A bill to repeal presumptive probation in South Dakota failed in the state Senate last week, despite the proposal’s support from new Attorney General Jason Ravnsborg. According to KNBN NewsCenter1, senators voted 18-12 against Senate Bill 19, which the Legislative Research Council predicted would cost the state $54 million in the next decade.
Governor Kristi Noem also asked legislators to hold off on voting in favor of the bill, which passed out of the Senate Judiciary Committee February 21st, 5 votes in favor to 2 votes against.
The presumptive probation policy that is currently in place requires South Dakota judges to sentence specific non-violent felony offenders, often those facing drug possession and use charges, to probation rather than prison, unless the judge feels that there is a significant risk to the public. This policy has been in place since 2013, when a Republican-led overhaul of South Dakota’s justice system aimed to reduce expensive population growth in the state prison system.

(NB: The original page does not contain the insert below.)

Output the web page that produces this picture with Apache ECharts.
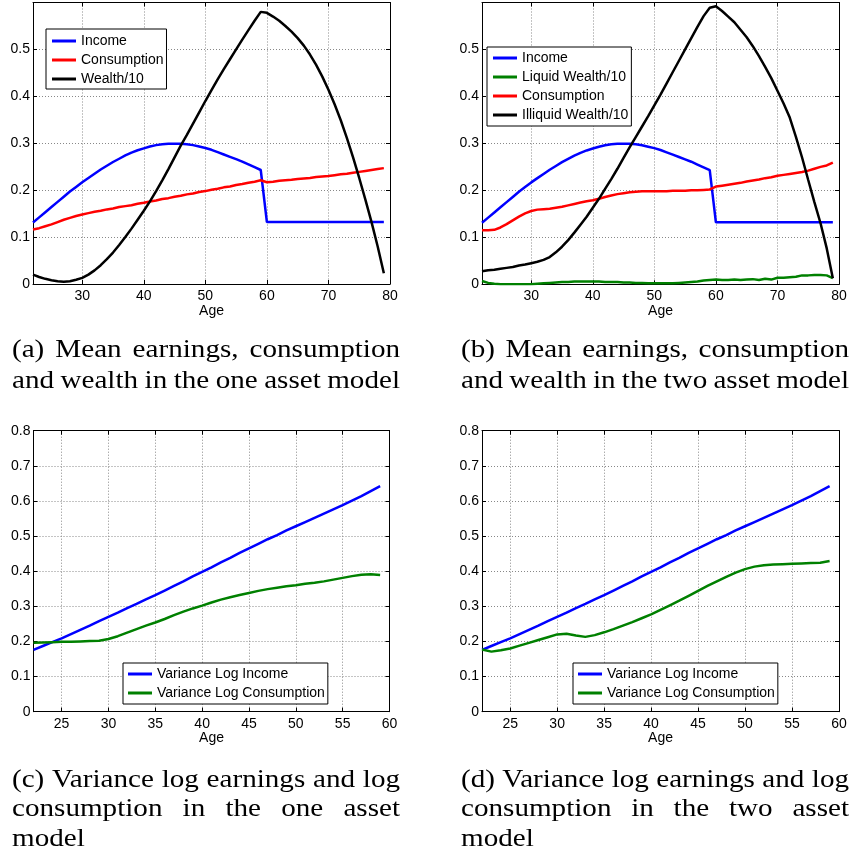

Ravnsborg says the previous policy hasn’t worked, and meth addiction continues to be a problem in South Dakota, with rising populations for county jails instead of state prisons. Opponents warned that repealing presumptive probation would not allow legislators to avoid building new prisons. The 2013 overhaul has saved South Dakota approximately $28 million, and a repeal would likely result in more people being sent to prison, and overall, more prison space being made necessary.